X
Business

Yahoo CEO Marissa Mayer wants three years to turn company around

Yahoo's chief believes there will be a successful turnaround of the company over the next three years.
Written by Jake Smith, Contributor

Yahoo CEO Marissa Mayer wants three years to turn the company around, the executive told Charlie Rose in a PBS interview Thursday evening.

"We have a three-year strategic plan," Mayer told Rose when asked if she will be running Yahoo a year from now. "I can see how it will work and how we can actually get to a successful turnaround of Yahoo, but I think that, you know, it`s about our users and it`s about our employees and what`s happening with all of them, and I certainly hope that our services are here a year from now and that they run even better than they do today. I can see that that should easily be the outcome."

Mayer's comments come after Yahoo announced plans in February to explore options to sell its core assets and cut its workforce, following increasing pressure from investors. Several reports have noted Yahoo is currently shopping a list of forty potential buyers, including Time and Verizon.

Yahoo's strategic review committee is working with Goldman Sachs & Co. Inc., J.P. Morgan and PJT Partners as its financial advisers for a sale. Mayer said in the past that the plan is to work on strategic alternatives at the same time it carries out its turnaround plan.

When asked what Mayer has learned during her time at Yahoo, she harped on timing, according to a transcript from the Wall Street Journal.

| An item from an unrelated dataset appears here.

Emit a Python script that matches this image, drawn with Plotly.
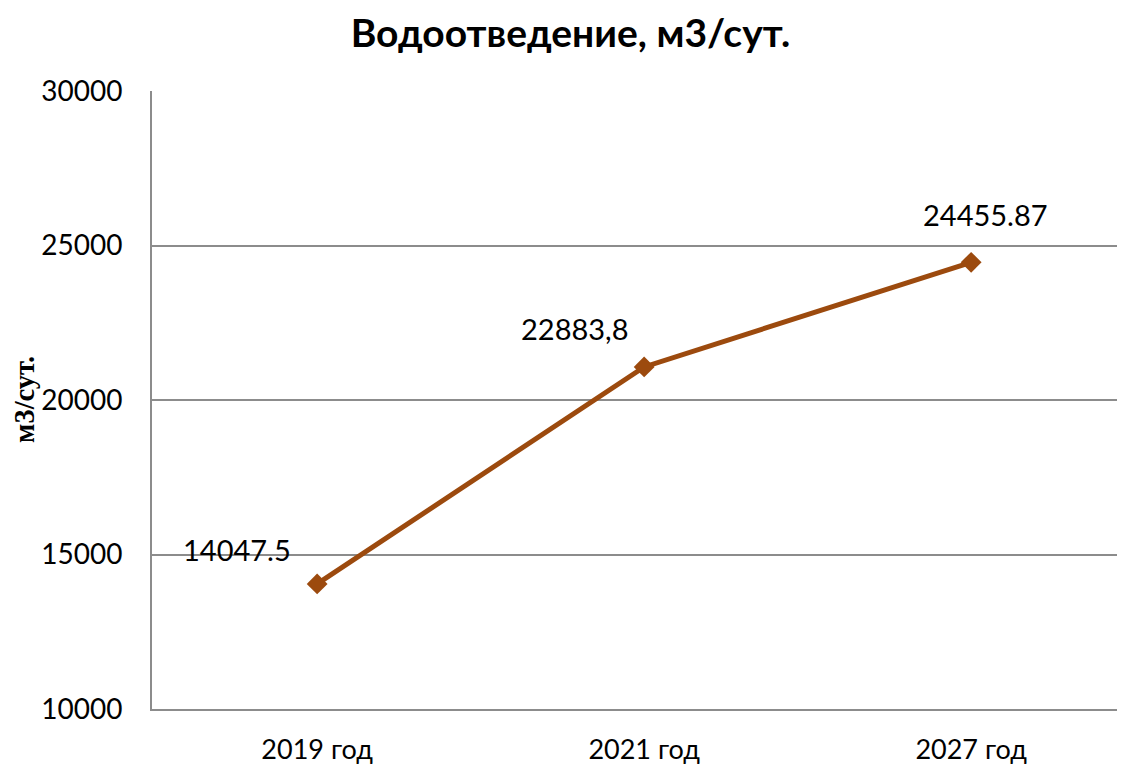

"I take one lesson away, I think that pacing and time is always really important," Mayer told Rose. "I think there are some things that we probably did too quickly. I think there are some things that we probably did too slowly. And, you know, not enough. But I think that we learn from all that and are constantly getting better. And I think when I look at the strategic plan we just rolled out, that is the culmination of a lot of that learning, of saying, OK, one of the things we should do is we should walk away from declining revenue more quickly and get more focused on areas of revenue and areas of the business that can grow really substantially to get us to return to growth more quickly."

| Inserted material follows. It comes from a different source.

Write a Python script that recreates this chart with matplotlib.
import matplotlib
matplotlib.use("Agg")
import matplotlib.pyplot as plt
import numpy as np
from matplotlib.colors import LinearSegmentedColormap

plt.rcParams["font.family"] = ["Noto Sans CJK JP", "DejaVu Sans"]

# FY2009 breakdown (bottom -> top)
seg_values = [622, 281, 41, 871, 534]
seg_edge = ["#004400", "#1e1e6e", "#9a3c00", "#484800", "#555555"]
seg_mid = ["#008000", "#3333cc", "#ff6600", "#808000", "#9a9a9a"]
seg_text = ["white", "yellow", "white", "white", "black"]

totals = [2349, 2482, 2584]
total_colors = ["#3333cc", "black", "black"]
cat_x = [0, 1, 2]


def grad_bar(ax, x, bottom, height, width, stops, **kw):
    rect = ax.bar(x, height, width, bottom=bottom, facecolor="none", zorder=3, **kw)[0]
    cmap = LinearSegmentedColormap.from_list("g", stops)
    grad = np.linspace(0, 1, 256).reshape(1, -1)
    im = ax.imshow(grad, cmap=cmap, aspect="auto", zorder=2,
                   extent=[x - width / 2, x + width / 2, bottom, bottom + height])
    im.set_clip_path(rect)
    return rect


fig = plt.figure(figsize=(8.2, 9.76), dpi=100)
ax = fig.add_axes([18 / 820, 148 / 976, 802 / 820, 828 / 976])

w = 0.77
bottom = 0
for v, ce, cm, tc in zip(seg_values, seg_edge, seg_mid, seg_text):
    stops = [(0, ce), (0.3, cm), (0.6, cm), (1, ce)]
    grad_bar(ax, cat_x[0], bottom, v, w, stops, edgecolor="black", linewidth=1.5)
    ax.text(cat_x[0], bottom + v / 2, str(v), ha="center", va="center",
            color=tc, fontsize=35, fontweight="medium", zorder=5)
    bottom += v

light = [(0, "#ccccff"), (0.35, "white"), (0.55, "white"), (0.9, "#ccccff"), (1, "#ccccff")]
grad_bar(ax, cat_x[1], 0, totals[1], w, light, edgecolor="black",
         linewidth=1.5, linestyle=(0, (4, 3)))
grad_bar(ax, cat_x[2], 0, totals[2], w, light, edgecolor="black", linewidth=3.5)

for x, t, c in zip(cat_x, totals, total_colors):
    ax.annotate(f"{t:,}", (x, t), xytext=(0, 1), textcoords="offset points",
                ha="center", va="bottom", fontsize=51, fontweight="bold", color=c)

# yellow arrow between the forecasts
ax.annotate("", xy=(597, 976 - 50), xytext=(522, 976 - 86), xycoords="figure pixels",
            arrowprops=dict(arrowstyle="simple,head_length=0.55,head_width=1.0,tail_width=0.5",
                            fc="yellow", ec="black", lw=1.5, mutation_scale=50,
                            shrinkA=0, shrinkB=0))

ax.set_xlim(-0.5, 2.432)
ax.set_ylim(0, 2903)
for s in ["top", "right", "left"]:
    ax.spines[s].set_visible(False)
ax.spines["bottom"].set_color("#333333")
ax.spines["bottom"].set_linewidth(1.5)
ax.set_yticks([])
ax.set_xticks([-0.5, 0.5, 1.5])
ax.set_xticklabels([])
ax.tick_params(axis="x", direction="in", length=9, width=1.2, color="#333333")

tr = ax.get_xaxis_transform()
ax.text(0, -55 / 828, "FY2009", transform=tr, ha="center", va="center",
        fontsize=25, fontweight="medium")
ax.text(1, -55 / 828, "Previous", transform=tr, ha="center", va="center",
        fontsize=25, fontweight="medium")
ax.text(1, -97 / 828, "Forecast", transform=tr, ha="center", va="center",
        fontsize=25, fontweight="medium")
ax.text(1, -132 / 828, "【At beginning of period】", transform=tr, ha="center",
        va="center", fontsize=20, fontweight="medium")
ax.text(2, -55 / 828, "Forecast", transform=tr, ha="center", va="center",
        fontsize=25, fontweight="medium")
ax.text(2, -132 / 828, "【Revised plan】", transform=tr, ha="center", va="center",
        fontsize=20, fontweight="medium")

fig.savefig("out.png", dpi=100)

Some investors have called for Mayer's removal from her position.

In 3.5 years the company went from an Internet pioneer to "the same kind of company that AOL was," Erick Jackson, managing director at SpringOwl Asset Management, told CNBC on Friday. "Other than one hour appearance with Charlie Rose, there's little else to point to," the investor said.

Mayer became CEO and President of Yahoo in 2012, after being Google's 20th employee starting in 1999.